Brian asks us to walk around and assess each booth, giving feedback on the products and presentation. I walk around with Rebecca, Kate and Joya, and while I give my opinions on what I’m seeing, this is mostly a lesson in product development for me. Everyone seems to have much more expertise on what looks presentable, what could be improved and how each product could be adjusted to be sold in the U.S. market. I’m amazed by Rebecca’s critical eye, and try to view these crafts through her lens. We return to Naima’s booth, and she shows us some samples she made for Rebecca to sell on the Nest website. She also shows us a few clusters of beads she’s sewn together, and positions it as a potential for creating a new necklace. I admire one of these bead clusters, and place it on my finger, demonstrating that it could also be worn as a colorful cocktail ring. Naima loves this idea, and taps the other woman from her cooperative to point out what I’ve done.

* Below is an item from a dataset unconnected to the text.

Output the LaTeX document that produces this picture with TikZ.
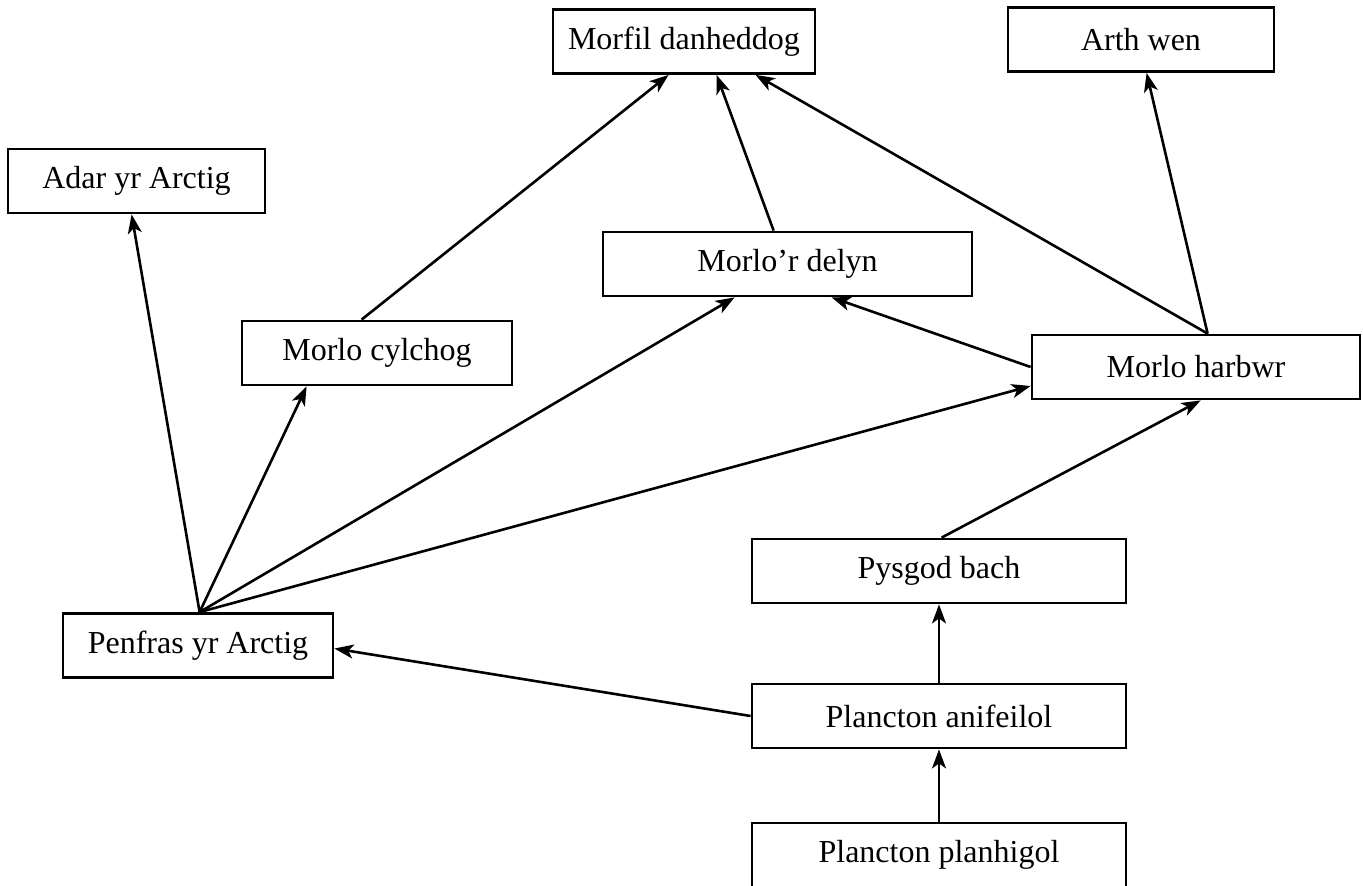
\documentclass[tikz,border=0pt]{standalone}
\usepackage{fontspec}
\setmainfont{Liberation Serif}
\usetikzlibrary{arrows.meta}
\begin{document}
\begin{tikzpicture}[x=1pt,y=-1pt,
  box/.style={draw,line width=2.8pt,minimum height=64pt,inner sep=0pt,font=\fontsize{32}{36}\selectfont,fill=white},
  arr/.style={line width=2.6pt,-{Stealth[length=19pt,width=14pt,inset=5pt]}}]
\useasboundingbox (0,0) rectangle (1363,886);
\node[box,minimum width=262pt] (morfil) at (684,41.5) {Morfil danheddog};
\node[box,minimum width=266pt] (arth) at (1141,39.5) {Arth wen};
\node[box,minimum width=257pt] (adar) at (136.5,181) {Adar yr Arctig};
\node[box,minimum width=369pt] (delyn) at (787.5,264) {Morlo’r delyn};
\node[box,minimum width=270pt] (cylchog) at (377,353) {Morlo cylchog};
\node[box,minimum width=328pt] (harbwr) at (1196,367) {Morlo harbwr};
\node[box,minimum width=374pt] (pysgod) at (939,571) {Pysgod bach};
\node[box,minimum width=270pt] (penfras) at (198,645.5) {Penfras yr Arctig};
\node[box,minimum width=374pt] (anif) at (939,716) {Plancton anifeilol};
\node[box,minimum width=374pt] (planh) at (939,855) {Plancton planhigol};
% from Penfras
\draw[arr] ([xshift=138pt]penfras.north west) -- ([xshift=125pt]adar.south west);
\draw[arr] ([xshift=138pt]penfras.north west) -- ([xshift=66pt]cylchog.south west);
\draw[arr] ([xshift=138pt]penfras.north west) -- ([xshift=133pt]delyn.south west);
\draw[arr] ([xshift=138pt]penfras.north west) -- ([yshift=-19pt]harbwr.west);
% plankton chain
\draw[arr] (anif.west) -- ([yshift=-3pt]penfras.east);
\draw[arr] (anif.north) -- (pysgod.south);
\draw[arr] (planh.north) -- (anif.south);
\draw[arr] ([xshift=191pt]pysgod.north west) -- ([xshift=170pt]harbwr.south west);
% harbwr
\draw[arr] (harbwr.west) -- ([xshift=230pt]delyn.south west);
\draw[arr] ([xshift=177pt]harbwr.north west) -- ([xshift=140pt]arth.south west);
\draw[arr] ([xshift=177pt]harbwr.north west) -- ([xshift=204pt]morfil.south west);
% to morfil
\draw[arr] ([xshift=172pt]delyn.north west) -- ([xshift=165pt]morfil.south west);
\draw[arr] ([xshift=121pt]cylchog.north west) -- ([xshift=117pt]morfil.south west);
\end{tikzpicture}
\end{document}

We return to Earth Café for lunch and once again meet Ben, the owner. We order another delicious assortment of salads, rice noodles, goat cheese filled pastillas and more. Ben invites us to his farm once again and we agree to go the next day.

After lunch, we go to the famous Jardin Majorelle, where the well known artist Majorelle spent his time and after he died in the 60’s, Yves St. Laurent moved in and took over caring for the property. He set up a trust so the gardens could be opened to the public and tended for years to come. We are blown away by the beauty of this place, with varieties of purples, blues, pinks and colors I’ve never seen in real life before – seen in grandiose trees to small plants coming up from the ground. There are also fountains and ponds and a vibrant blue and yellow building, which must have served as the home of those who lived on this property. I allow myself to imagine myself living here – it’s not a bad fantasy at all.